Print the lines from the one that contains "What Apache ECharts" to the one that contains "return Math.abs(v).toFixed(1).replace('.', ',')", inclusive, exactly as they appear, and please drop any pictures.
##############################
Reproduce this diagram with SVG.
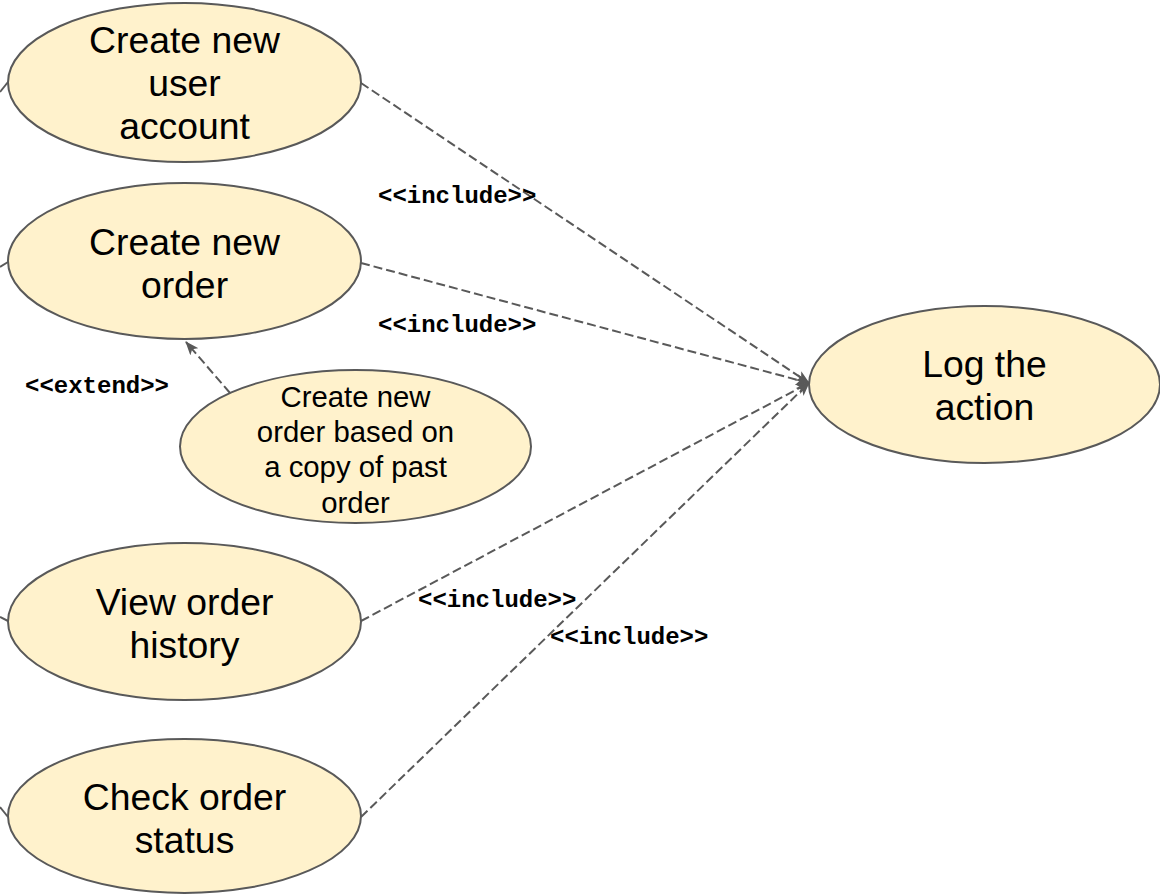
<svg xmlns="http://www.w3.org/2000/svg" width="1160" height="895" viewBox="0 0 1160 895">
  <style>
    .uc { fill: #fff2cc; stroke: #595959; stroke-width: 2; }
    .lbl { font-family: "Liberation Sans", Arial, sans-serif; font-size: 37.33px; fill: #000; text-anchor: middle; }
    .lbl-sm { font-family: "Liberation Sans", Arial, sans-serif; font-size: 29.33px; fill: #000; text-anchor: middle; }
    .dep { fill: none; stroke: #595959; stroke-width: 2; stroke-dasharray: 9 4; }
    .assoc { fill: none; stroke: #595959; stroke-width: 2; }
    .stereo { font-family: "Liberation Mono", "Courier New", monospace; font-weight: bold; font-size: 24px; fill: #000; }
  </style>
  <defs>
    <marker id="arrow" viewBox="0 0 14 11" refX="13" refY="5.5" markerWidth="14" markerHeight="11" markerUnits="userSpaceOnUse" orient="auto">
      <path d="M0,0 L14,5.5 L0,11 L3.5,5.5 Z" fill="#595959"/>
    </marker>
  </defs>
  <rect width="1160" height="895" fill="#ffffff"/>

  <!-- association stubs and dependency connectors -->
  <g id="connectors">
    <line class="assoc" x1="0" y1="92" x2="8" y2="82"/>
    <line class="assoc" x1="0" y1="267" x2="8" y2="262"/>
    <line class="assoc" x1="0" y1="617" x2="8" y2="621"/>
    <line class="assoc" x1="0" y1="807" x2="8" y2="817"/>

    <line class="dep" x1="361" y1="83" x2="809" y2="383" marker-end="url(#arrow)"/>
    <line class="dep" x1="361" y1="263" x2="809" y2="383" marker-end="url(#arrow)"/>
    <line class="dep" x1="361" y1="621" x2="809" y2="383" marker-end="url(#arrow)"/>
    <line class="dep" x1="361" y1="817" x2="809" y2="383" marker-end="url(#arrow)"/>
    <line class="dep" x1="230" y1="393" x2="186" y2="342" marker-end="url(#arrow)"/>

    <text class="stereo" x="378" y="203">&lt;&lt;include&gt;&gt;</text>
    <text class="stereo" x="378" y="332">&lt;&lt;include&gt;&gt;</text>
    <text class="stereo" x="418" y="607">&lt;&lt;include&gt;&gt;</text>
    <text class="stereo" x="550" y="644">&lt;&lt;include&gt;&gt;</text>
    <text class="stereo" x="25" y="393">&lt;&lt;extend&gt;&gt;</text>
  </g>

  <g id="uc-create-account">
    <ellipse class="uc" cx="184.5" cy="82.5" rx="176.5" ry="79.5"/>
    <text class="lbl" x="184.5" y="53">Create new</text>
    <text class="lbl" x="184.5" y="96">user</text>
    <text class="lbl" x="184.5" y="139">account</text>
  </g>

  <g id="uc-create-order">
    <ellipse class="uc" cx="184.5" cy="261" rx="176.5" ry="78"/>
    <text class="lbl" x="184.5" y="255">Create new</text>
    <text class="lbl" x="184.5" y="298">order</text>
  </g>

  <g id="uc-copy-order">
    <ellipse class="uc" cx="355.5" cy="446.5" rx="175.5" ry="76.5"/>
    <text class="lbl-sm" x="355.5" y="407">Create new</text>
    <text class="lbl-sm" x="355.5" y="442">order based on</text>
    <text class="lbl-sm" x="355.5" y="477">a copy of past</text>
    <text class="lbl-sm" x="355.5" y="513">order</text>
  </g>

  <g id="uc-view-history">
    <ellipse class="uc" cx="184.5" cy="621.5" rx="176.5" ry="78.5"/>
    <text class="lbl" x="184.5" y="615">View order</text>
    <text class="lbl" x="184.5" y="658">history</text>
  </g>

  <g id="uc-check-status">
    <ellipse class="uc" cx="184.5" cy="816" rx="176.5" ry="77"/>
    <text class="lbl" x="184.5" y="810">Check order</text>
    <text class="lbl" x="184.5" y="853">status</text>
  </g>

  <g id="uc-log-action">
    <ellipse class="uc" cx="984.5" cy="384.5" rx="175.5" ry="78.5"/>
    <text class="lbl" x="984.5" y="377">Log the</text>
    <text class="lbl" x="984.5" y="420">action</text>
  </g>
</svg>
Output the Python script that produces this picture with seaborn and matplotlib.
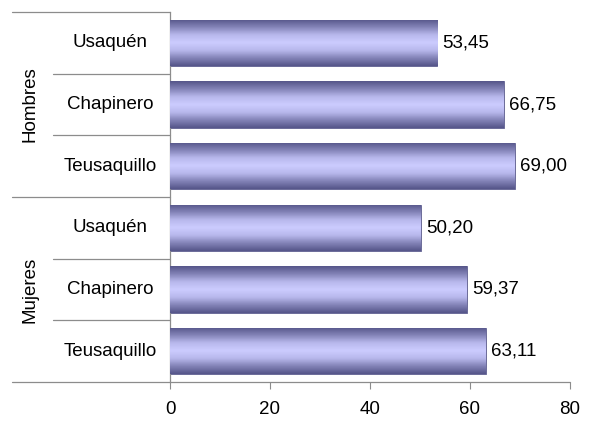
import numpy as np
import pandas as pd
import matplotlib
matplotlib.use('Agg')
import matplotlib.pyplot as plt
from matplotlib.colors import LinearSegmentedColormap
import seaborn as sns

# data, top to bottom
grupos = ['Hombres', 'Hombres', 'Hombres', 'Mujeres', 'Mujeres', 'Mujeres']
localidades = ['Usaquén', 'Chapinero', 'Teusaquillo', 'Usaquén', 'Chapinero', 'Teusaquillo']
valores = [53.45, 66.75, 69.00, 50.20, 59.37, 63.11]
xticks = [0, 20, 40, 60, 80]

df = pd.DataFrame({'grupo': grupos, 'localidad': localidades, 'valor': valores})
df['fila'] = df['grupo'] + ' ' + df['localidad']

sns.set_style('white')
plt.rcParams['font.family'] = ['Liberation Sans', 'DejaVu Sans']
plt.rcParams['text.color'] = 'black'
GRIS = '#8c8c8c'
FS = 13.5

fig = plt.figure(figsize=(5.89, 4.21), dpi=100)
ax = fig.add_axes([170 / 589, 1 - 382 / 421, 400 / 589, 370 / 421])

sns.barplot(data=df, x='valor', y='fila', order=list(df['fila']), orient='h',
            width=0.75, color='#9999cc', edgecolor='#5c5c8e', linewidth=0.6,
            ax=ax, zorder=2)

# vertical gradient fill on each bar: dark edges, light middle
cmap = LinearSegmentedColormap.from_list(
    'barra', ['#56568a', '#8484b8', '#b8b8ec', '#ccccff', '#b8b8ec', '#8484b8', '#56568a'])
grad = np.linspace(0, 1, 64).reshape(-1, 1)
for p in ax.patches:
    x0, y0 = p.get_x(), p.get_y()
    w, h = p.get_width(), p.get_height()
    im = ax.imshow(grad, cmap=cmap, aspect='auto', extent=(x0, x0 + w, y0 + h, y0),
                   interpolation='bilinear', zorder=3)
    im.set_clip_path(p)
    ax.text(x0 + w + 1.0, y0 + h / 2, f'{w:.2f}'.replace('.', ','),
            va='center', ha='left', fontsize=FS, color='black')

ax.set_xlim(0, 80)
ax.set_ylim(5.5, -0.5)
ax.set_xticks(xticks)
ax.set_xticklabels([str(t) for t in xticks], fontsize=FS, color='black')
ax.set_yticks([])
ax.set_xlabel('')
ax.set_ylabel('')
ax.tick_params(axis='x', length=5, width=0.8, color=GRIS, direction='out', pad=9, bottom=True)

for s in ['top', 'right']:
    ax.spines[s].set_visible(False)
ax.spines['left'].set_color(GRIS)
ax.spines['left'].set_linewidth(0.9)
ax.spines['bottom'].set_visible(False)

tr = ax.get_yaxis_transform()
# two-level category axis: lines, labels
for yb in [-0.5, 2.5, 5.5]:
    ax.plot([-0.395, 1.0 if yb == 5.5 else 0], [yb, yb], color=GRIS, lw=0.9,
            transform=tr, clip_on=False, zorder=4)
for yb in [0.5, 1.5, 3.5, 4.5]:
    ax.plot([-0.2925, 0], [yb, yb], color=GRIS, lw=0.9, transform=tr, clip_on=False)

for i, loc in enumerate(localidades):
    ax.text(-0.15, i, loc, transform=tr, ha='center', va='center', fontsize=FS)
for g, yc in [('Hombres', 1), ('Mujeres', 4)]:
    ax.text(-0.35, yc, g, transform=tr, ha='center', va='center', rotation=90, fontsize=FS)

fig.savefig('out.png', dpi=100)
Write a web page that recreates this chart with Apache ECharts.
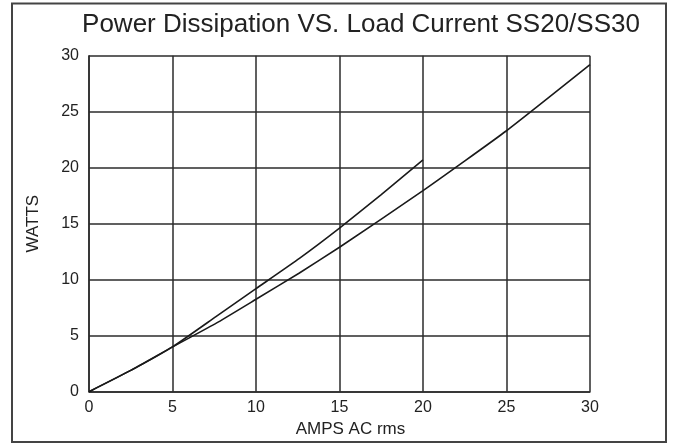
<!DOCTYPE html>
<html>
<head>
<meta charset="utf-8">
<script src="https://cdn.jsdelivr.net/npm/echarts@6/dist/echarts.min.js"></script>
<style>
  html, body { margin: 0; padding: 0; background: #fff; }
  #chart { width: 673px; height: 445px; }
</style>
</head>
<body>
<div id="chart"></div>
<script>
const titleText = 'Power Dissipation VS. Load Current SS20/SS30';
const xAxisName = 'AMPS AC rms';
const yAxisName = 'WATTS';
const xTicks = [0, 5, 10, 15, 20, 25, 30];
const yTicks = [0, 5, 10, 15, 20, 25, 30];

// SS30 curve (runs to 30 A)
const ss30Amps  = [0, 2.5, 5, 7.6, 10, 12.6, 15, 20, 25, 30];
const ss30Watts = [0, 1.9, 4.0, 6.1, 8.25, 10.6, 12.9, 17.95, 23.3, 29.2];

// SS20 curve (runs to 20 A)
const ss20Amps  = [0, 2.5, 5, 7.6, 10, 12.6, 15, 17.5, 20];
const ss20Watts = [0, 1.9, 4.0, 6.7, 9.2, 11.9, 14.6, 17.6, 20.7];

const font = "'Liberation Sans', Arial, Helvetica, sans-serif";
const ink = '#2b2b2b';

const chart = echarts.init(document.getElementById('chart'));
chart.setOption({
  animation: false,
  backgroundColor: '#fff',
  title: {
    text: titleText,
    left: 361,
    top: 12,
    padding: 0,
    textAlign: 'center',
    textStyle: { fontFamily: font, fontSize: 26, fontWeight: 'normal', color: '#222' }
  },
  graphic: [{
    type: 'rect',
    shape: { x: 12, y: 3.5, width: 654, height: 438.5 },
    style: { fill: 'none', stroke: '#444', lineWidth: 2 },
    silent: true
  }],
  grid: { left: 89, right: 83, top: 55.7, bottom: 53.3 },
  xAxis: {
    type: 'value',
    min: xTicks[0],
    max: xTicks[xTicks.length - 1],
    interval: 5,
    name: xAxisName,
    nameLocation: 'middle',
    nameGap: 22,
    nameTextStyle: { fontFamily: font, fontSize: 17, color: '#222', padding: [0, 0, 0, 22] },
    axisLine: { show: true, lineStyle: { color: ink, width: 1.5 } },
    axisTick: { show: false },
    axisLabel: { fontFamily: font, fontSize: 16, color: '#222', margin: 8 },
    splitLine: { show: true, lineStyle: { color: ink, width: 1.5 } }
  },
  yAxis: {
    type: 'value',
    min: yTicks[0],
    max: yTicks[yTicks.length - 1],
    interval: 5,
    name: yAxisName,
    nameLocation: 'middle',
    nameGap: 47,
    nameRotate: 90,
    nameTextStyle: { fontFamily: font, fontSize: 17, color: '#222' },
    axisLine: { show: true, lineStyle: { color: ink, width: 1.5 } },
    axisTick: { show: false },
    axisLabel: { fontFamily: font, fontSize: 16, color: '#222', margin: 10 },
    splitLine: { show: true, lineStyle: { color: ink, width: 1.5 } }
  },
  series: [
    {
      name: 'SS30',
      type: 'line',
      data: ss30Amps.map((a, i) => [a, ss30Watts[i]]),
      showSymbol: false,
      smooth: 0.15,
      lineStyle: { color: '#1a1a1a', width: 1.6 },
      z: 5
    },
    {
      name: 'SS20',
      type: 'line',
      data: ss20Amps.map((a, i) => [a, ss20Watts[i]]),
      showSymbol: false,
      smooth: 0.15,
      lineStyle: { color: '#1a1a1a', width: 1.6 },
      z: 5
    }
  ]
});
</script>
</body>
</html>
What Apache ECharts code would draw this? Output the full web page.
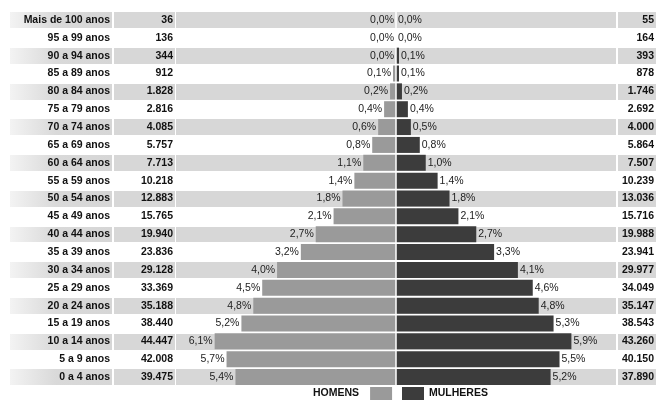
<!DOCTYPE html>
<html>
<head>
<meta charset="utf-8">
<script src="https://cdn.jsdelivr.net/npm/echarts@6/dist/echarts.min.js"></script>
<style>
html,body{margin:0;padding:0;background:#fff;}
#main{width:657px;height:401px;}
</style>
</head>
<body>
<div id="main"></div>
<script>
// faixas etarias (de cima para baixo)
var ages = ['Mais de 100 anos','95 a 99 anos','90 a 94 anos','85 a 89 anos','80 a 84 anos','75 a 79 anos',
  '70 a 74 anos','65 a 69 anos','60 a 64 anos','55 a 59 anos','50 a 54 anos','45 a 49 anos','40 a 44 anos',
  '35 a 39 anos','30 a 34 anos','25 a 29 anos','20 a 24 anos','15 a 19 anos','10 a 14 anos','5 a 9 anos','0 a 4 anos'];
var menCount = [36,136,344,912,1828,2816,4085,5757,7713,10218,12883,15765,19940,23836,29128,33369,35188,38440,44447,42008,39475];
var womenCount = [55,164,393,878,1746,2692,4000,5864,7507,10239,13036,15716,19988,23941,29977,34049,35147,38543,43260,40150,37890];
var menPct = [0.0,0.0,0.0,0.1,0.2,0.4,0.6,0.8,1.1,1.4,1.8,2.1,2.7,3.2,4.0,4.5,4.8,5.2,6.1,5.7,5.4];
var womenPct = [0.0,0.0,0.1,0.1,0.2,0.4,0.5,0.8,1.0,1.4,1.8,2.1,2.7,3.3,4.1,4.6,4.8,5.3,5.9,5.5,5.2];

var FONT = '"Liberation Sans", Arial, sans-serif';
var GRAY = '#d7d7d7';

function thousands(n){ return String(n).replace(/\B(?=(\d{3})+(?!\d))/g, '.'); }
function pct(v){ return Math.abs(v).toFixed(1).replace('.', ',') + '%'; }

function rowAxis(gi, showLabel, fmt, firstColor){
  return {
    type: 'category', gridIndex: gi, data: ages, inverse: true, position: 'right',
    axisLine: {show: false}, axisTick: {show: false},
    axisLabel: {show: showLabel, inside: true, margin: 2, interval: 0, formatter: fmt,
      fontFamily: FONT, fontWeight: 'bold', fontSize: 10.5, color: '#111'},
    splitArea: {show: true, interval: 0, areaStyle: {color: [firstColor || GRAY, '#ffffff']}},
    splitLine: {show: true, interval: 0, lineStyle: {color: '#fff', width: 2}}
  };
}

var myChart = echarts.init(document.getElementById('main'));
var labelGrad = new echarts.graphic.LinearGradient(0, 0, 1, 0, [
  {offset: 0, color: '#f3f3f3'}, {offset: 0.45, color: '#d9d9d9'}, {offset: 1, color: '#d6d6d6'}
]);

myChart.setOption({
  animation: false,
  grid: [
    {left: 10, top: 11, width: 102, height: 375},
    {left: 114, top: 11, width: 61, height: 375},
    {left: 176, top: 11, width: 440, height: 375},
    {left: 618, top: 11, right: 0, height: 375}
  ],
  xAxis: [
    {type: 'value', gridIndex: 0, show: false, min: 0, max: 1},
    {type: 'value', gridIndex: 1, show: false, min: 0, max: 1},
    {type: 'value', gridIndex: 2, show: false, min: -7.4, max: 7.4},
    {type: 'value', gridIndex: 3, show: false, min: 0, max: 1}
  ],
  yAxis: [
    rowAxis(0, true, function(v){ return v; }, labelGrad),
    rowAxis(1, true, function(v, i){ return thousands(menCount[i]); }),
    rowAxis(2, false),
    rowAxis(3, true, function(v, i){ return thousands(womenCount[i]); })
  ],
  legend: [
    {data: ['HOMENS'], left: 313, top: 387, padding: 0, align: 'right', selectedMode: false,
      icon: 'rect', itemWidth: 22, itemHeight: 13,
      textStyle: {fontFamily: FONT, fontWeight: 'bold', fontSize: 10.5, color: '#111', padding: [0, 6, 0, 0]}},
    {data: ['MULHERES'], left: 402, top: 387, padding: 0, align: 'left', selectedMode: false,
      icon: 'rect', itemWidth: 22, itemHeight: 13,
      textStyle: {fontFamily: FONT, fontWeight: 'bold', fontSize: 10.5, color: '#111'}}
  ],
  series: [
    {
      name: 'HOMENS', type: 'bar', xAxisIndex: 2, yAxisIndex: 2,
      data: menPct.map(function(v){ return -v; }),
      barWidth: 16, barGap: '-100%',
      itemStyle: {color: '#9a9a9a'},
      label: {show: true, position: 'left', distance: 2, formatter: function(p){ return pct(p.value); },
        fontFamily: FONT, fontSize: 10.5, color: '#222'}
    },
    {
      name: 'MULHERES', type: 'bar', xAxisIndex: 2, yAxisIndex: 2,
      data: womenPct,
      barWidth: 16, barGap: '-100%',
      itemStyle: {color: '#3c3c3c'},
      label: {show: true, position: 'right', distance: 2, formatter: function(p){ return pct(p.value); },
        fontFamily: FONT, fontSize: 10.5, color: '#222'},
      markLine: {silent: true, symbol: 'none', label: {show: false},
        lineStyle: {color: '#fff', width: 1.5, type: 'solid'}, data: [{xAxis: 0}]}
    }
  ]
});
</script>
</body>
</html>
##############################
### Task result
What Apache ECharts code would draw this? Output the full web page.
<!DOCTYPE html>
<html>
<head>
<meta charset="utf-8">
<script src="https://cdn.jsdelivr.net/npm/echarts@6/dist/echarts.min.js"></script>
<style>
html,body{margin:0;padding:0;background:#fff;}
#main{width:657px;height:401px;}
</style>
</head>
<body>
<div id="main"></div>
<script>
// faixas etarias (de cima para baixo)
var ages = ['Mais de 100 anos','95 a 99 anos','90 a 94 anos','85 a 89 anos','80 a 84 anos','75 a 79 anos',
  '70 a 74 anos','65 a 69 anos','60 a 64 anos','55 a 59 anos','50 a 54 anos','45 a 49 anos','40 a 44 anos',
  '35 a 39 anos','30 a 34 anos','25 a 29 anos','20 a 24 anos','15 a 19 anos','10 a 14 anos','5 a 9 anos','0 a 4 anos'];
var menCount = [36,136,344,912,1828,2816,4085,5757,7713,10218,12883,15765,19940,23836,29128,33369,35188,38440,44447,42008,39475];
var womenCount = [55,164,393,878,1746,2692,4000,5864,7507,10239,13036,15716,19988,23941,29977,34049,35147,38543,43260,40150,37890];
var menPct = [0.0,0.0,0.0,0.1,0.2,0.4,0.6,0.8,1.1,1.4,1.8,2.1,2.7,3.2,4.0,4.5,4.8,5.2,6.1,5.7,5.4];
var womenPct = [0.0,0.0,0.1,0.1,0.2,0.4,0.5,0.8,1.0,1.4,1.8,2.1,2.7,3.3,4.1,4.6,4.8,5.3,5.9,5.5,5.2];

var FONT = '"Liberation Sans", Arial, sans-serif';
var GRAY = '#d7d7d7';

function thousands(n){ return String(n).replace(/\B(?=(\d{3})+(?!\d))/g, '.'); }
function pct(v){ return Math.abs(v).toFixed(1).replace('.', ',') + '%'; }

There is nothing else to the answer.